The event opened with a debate between members of the Otago University Debating Society, followed by a question and answer panel discussion featuring Crs MacTavish and Calvert and Otago Uni Divests spokeswoman Annabeth Cohen.
Cr MacTavish opened the discussion by saying as an Otago graduate she was ''enormously proud'' of the university's foundation trust's recent vote for divestment.
''Here's hoping the second half goes as well,'' she said, referring to the university council, which has not yet voted on fossil fuel divestment.
Cr Calvert said she was also an Otago graduate, and saw fossil fuel divestment as an attempt to defer ''personal responsibility'' for action on climate change.
''Telling people to do things with other people's money is more comfortable.''
If she had supported divestment in an April vote that saw the Dunedin City Council divest from fossil fuels, she would have been ''replacing my ethics with those of ratepayers''.
She was not convinced climate change was the top priority among ''little old ladies in South Dunedin''.
Ms Cohen retorted later that she knew ''little old ladies in South D who do think [climate change] is the most important issue''.
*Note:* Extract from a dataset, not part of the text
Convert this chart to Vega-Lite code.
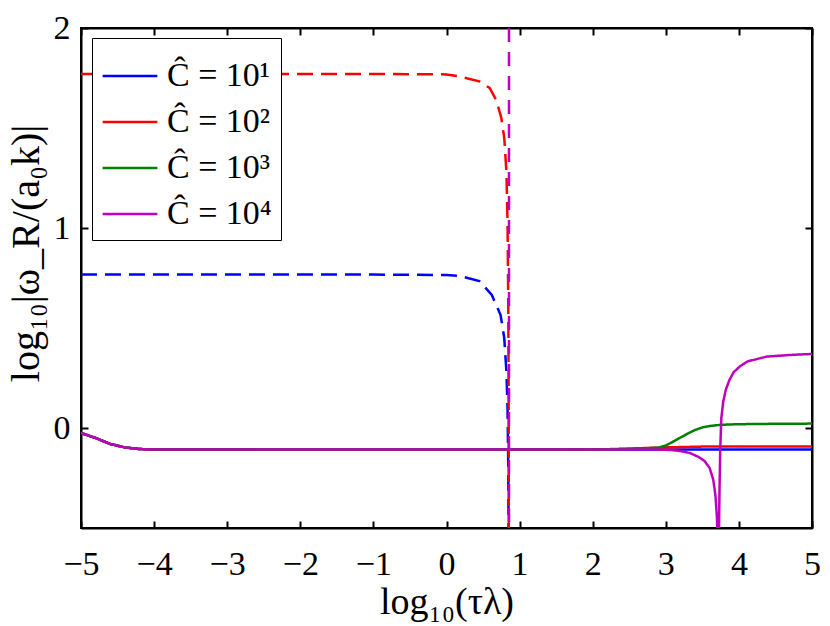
{
  "$schema": "https://vega.github.io/schema/vega-lite/v6.json",
  "width": 731,
  "height": 500,
  "autosize": "none",
  "padding": {"left": 81, "top": 28, "right": 18, "bottom": 98},
  "background": "white",
  "config": {
    "view": {"stroke": "black", "strokeWidth": 2},
    "axis": {
      "grid": false,
      "domainColor": "black",
      "domainWidth": 2,
      "tickColor": "black",
      "tickWidth": 2,
      "labelFont": "Liberation Serif",
      "labelColor": "black",
      "titleFont": "Liberation Serif",
      "titleColor": "black",
      "titleFontWeight": "normal",
      "labelFontSize": 34,
      "titleFontSize": 38
    },
    "legend": {"labelFont": "Liberation Serif"}
  },
  "datasets": {
    "asymptote": [{"s": "Ĉ = 10⁴", "x": 0.855}],
    "curves": [
      {"s": "Ĉ = 10¹", "p": "solid", "i": 1, "x": -5, "y": -0.025},
      {"s": "Ĉ = 10¹", "p": "solid", "i": 2, "x": -4.8, "y": -0.05},
      {"s": "Ĉ = 10¹", "p": "solid", "i": 3, "x": -4.6, "y": -0.08},
      {"s": "Ĉ = 10¹", "p": "solid", "i": 4, "x": -4.4, "y": -0.097},
      {"s": "Ĉ = 10¹", "p": "solid", "i": 5, "x": -4.2, "y": -0.105},
      {"s": "Ĉ = 10¹", "p": "solid", "i": 6, "x": -4, "y": -0.108},
      {"s": "Ĉ = 10¹", "p": "solid", "i": 7, "x": 0, "y": -0.108},
      {"s": "Ĉ = 10¹", "p": "solid", "i": 8, "x": 3, "y": -0.108},
      {"s": "Ĉ = 10¹", "p": "solid", "i": 9, "x": 5, "y": -0.108},

      {"s": "Ĉ = 10²", "p": "solid", "i": 1, "x": -5, "y": -0.025},
      {"s": "Ĉ = 10²", "p": "solid", "i": 2, "x": -4.8, "y": -0.05},
      {"s": "Ĉ = 10²", "p": "solid", "i": 3, "x": -4.6, "y": -0.08},
      {"s": "Ĉ = 10²", "p": "solid", "i": 4, "x": -4.4, "y": -0.097},
      {"s": "Ĉ = 10²", "p": "solid", "i": 5, "x": -4.2, "y": -0.105},
      {"s": "Ĉ = 10²", "p": "solid", "i": 6, "x": -4, "y": -0.108},
      {"s": "Ĉ = 10²", "p": "solid", "i": 7, "x": 2, "y": -0.108},
      {"s": "Ĉ = 10²", "p": "solid", "i": 8, "x": 2.4, "y": -0.104},
      {"s": "Ĉ = 10²", "p": "solid", "i": 9, "x": 3, "y": -0.097},
      {"s": "Ĉ = 10²", "p": "solid", "i": 10, "x": 3.5, "y": -0.093},
      {"s": "Ĉ = 10²", "p": "solid", "i": 11, "x": 4, "y": -0.092},
      {"s": "Ĉ = 10²", "p": "solid", "i": 12, "x": 5, "y": -0.092},

      {"s": "Ĉ = 10³", "p": "solid", "i": 1, "x": -5, "y": -0.025},
      {"s": "Ĉ = 10³", "p": "solid", "i": 2, "x": -4.8, "y": -0.05},
      {"s": "Ĉ = 10³", "p": "solid", "i": 3, "x": -4.6, "y": -0.08},
      {"s": "Ĉ = 10³", "p": "solid", "i": 4, "x": -4.4, "y": -0.097},
      {"s": "Ĉ = 10³", "p": "solid", "i": 5, "x": -4.2, "y": -0.105},
      {"s": "Ĉ = 10³", "p": "solid", "i": 6, "x": -4, "y": -0.108},
      {"s": "Ĉ = 10³", "p": "solid", "i": 7, "x": 2, "y": -0.108},
      {"s": "Ĉ = 10³", "p": "solid", "i": 8, "x": 2.6, "y": -0.104},
      {"s": "Ĉ = 10³", "p": "solid", "i": 9, "x": 2.9, "y": -0.098},
      {"s": "Ĉ = 10³", "p": "solid", "i": 10, "x": 3.0, "y": -0.088},
      {"s": "Ĉ = 10³", "p": "solid", "i": 11, "x": 3.1, "y": -0.068},
      {"s": "Ĉ = 10³", "p": "solid", "i": 12, "x": 3.2, "y": -0.048},
      {"s": "Ĉ = 10³", "p": "solid", "i": 13, "x": 3.3, "y": -0.028},
      {"s": "Ĉ = 10³", "p": "solid", "i": 14, "x": 3.4, "y": -0.01},
      {"s": "Ĉ = 10³", "p": "solid", "i": 15, "x": 3.5, "y": 0.003},
      {"s": "Ĉ = 10³", "p": "solid", "i": 16, "x": 3.6, "y": 0.01},
      {"s": "Ĉ = 10³", "p": "solid", "i": 17, "x": 3.75, "y": 0.016},
      {"s": "Ĉ = 10³", "p": "solid", "i": 18, "x": 4, "y": 0.019},
      {"s": "Ĉ = 10³", "p": "solid", "i": 19, "x": 4.5, "y": 0.021},
      {"s": "Ĉ = 10³", "p": "solid", "i": 20, "x": 5, "y": 0.022},

      {"s": "Ĉ = 10¹", "p": "dashed", "i": 1, "x": -5, "y": 0.767},
      {"s": "Ĉ = 10¹", "p": "dashed", "i": 2, "x": -1, "y": 0.767},
      {"s": "Ĉ = 10¹", "p": "dashed", "i": 3, "x": 0, "y": 0.765},
      {"s": "Ĉ = 10¹", "p": "dashed", "i": 4, "x": 0.18, "y": 0.76},
      {"s": "Ĉ = 10¹", "p": "dashed", "i": 5, "x": 0.45, "y": 0.735},
      {"s": "Ĉ = 10¹", "p": "dashed", "i": 6, "x": 0.62, "y": 0.665},
      {"s": "Ĉ = 10¹", "p": "dashed", "i": 7, "x": 0.74, "y": 0.565},
      {"s": "Ĉ = 10¹", "p": "dashed", "i": 8, "x": 0.79, "y": 0.45},
      {"s": "Ĉ = 10¹", "p": "dashed", "i": 9, "x": 0.82, "y": 0.28},
      {"s": "Ĉ = 10¹", "p": "dashed", "i": 10, "x": 0.835, "y": 0.1},
      {"s": "Ĉ = 10¹", "p": "dashed", "i": 11, "x": 0.845, "y": -0.2},
      {"s": "Ĉ = 10¹", "p": "dashed", "i": 12, "x": 0.85, "y": -0.6},

      {"s": "Ĉ = 10²", "p": "dashed", "i": 1, "x": -5, "y": 1.77},
      {"s": "Ĉ = 10²", "p": "dashed", "i": 2, "x": -1, "y": 1.77},
      {"s": "Ĉ = 10²", "p": "dashed", "i": 3, "x": 0, "y": 1.768},
      {"s": "Ĉ = 10²", "p": "dashed", "i": 4, "x": 0.18, "y": 1.758},
      {"s": "Ĉ = 10²", "p": "dashed", "i": 5, "x": 0.45, "y": 1.733},
      {"s": "Ĉ = 10²", "p": "dashed", "i": 6, "x": 0.59, "y": 1.70},
      {"s": "Ĉ = 10²", "p": "dashed", "i": 7, "x": 0.68, "y": 1.64},
      {"s": "Ĉ = 10²", "p": "dashed", "i": 8, "x": 0.75, "y": 1.55},
      {"s": "Ĉ = 10²", "p": "dashed", "i": 9, "x": 0.79, "y": 1.45},
      {"s": "Ĉ = 10²", "p": "dashed", "i": 10, "x": 0.82, "y": 1.28},
      {"s": "Ĉ = 10²", "p": "dashed", "i": 11, "x": 0.835, "y": 1.03},
      {"s": "Ĉ = 10²", "p": "dashed", "i": 12, "x": 0.845, "y": 0.62},
      {"s": "Ĉ = 10²", "p": "dashed", "i": 13, "x": 0.85, "y": 0.2},
      {"s": "Ĉ = 10²", "p": "dashed", "i": 14, "x": 0.853, "y": -0.6},

      {"s": "Ĉ = 10⁴", "p": "solid", "i": 1, "x": -5, "y": -0.025},
      {"s": "Ĉ = 10⁴", "p": "solid", "i": 2, "x": -4.8, "y": -0.05},
      {"s": "Ĉ = 10⁴", "p": "solid", "i": 3, "x": -4.6, "y": -0.08},
      {"s": "Ĉ = 10⁴", "p": "solid", "i": 4, "x": -4.4, "y": -0.097},
      {"s": "Ĉ = 10⁴", "p": "solid", "i": 5, "x": -4.2, "y": -0.105},
      {"s": "Ĉ = 10⁴", "p": "solid", "i": 6, "x": -4, "y": -0.108},
      {"s": "Ĉ = 10⁴", "p": "solid", "i": 7, "x": 2.9, "y": -0.108},
      {"s": "Ĉ = 10⁴", "p": "solid", "i": 8, "x": 3.06, "y": -0.11},
      {"s": "Ĉ = 10⁴", "p": "solid", "i": 9, "x": 3.2, "y": -0.115},
      {"s": "Ĉ = 10⁴", "p": "solid", "i": 10, "x": 3.33, "y": -0.125},
      {"s": "Ĉ = 10⁴", "p": "solid", "i": 11, "x": 3.45, "y": -0.145},
      {"s": "Ĉ = 10⁴", "p": "solid", "i": 12, "x": 3.53, "y": -0.165},
      {"s": "Ĉ = 10⁴", "p": "solid", "i": 13, "x": 3.6, "y": -0.2},
      {"s": "Ĉ = 10⁴", "p": "solid", "i": 14, "x": 3.65, "y": -0.26},
      {"s": "Ĉ = 10⁴", "p": "solid", "i": 15, "x": 3.68, "y": -0.34},
      {"s": "Ĉ = 10⁴", "p": "solid", "i": 16, "x": 3.70, "y": -0.45},
      {"s": "Ĉ = 10⁴", "p": "solid", "i": 17, "x": 3.71, "y": -0.6},
      {"s": "Ĉ = 10⁴", "p": "solid", "i": 18, "x": 3.725, "y": -0.6},
      {"s": "Ĉ = 10⁴", "p": "solid", "i": 19, "x": 3.735, "y": -0.3},
      {"s": "Ĉ = 10⁴", "p": "solid", "i": 20, "x": 3.745, "y": -0.1},
      {"s": "Ĉ = 10⁴", "p": "solid", "i": 21, "x": 3.76, "y": 0.05},
      {"s": "Ĉ = 10⁴", "p": "solid", "i": 22, "x": 3.785, "y": 0.13},
      {"s": "Ĉ = 10⁴", "p": "solid", "i": 23, "x": 3.82, "y": 0.19},
      {"s": "Ĉ = 10⁴", "p": "solid", "i": 24, "x": 3.87, "y": 0.24},
      {"s": "Ĉ = 10⁴", "p": "solid", "i": 25, "x": 3.93, "y": 0.28},
      {"s": "Ĉ = 10⁴", "p": "solid", "i": 26, "x": 4.02, "y": 0.31},
      {"s": "Ĉ = 10⁴", "p": "solid", "i": 27, "x": 4.12, "y": 0.333},
      {"s": "Ĉ = 10⁴", "p": "solid", "i": 28, "x": 4.38, "y": 0.357},
      {"s": "Ĉ = 10⁴", "p": "solid", "i": 29, "x": 4.74, "y": 0.366},
      {"s": "Ĉ = 10⁴", "p": "solid", "i": 30, "x": 5, "y": 0.37}
    ]
  },
  "layer": [
    {
      "data": {"name": "curves"},
      "mark": {"type": "line", "strokeWidth": 2.5, "clip": true},
      "encoding": {
        "x": {
          "field": "x", "type": "quantitative",
          "scale": {"domain": [-5, 5], "nice": false, "zero": false},
          "axis": {"values": [-5, -4, -3, -2, -1, 0, 1, 2, 3, 4, 5], "tickSize": -7, "labelPadding": 26, "title": "log₁₀(τλ)", "titlePadding": 2, "labelFlush": false}
        },
        "y": {
          "field": "y", "type": "quantitative",
          "scale": {"domain": [-0.5, 2], "nice": false, "zero": false},
          "axis": {"values": [0, 1, 2], "tickSize": -7, "labelPadding": 18, "title": "log₁₀|ω_R/(a₀k)|", "titleFontSize": 40, "titlePadding": 7, "titleY": 225, "labelFlush": false}
        },
        "color": {
          "field": "s", "type": "nominal",
          "scale": {"domain": ["Ĉ = 10¹", "Ĉ = 10²", "Ĉ = 10³", "Ĉ = 10⁴"], "range": ["#0000ff", "#ff0000", "#008000", "#bf00bf"]},
          "legend": {
            "title": null, "orient": "none", "legendX": 11, "legendY": 10,
            "fillColor": "white", "strokeColor": "black", "padding": 9,
            "symbolType": "stroke", "symbolSize": 3000, "symbolStrokeWidth": 2.5,
            "labelFontSize": 34, "labelColor": "black",
            "rowPadding": -8, "labelOffset": 8
          }
        },
        "strokeDash": {
          "field": "p", "type": "nominal",
          "scale": {"domain": ["solid", "dashed"], "range": [[1, 0], [16, 8]]},
          "legend": null
        },
        "order": {"field": "i", "type": "quantitative"}
      }
    },
    {
      "data": {"name": "asymptote"},
      "mark": {"type": "rule", "strokeWidth": 2.5, "strokeDash": [14, 10]},
      "encoding": {
        "x": {"field": "x", "type": "quantitative", "axis": null},
        "color": {"field": "s", "type": "nominal"}
      }
    },
    {
      "data": {"name": "curves"},
      "mark": {"type": "line", "opacity": 0},
      "encoding": {
        "x": {"field": "x", "type": "quantitative", "axis": {"orient": "top", "values": [-5, -4, -3, -2, -1, 0, 1, 2, 3, 4, 5], "tickSize": -7, "labels": false, "title": null}},
        "y": {"field": "y", "type": "quantitative", "axis": {"orient": "right", "values": [0, 1, 2], "tickSize": -7, "labels": false, "title": null}}
      }
    }
  ],
  "resolve": {"axis": {"x": "independent", "y": "independent"}}
}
Cr MacTavish followed by saying the city had consulted on implementing an ethical investment policy before voting on it, and ''the community ... requested that fossil fuels be a part of [the policy]''.
In April, Cr Calvert and six other councillors voted against divestment, while Cr MacTavish was among the eight who voted for it.
Cr Calvert acknowledged ''the people who voted for us knew where we were likely to go'' on fossil fuel divestment.
But if the goal of fossil fuel divestment was to ''stigmatise'' the fossil fuel industry - as Cr MacTavish had said earlier on - Cr Calvert ''would not be comfortable speaking on behalf of Dunedin ratepayers passing that message'' to companies that might be prospecting for fossil fuels off the Otago coast.
Cr MacTavish said fossil fuel divestment was a sound financial and ethical decision, but that no matter the financial costs, supporting it was the only ethical option.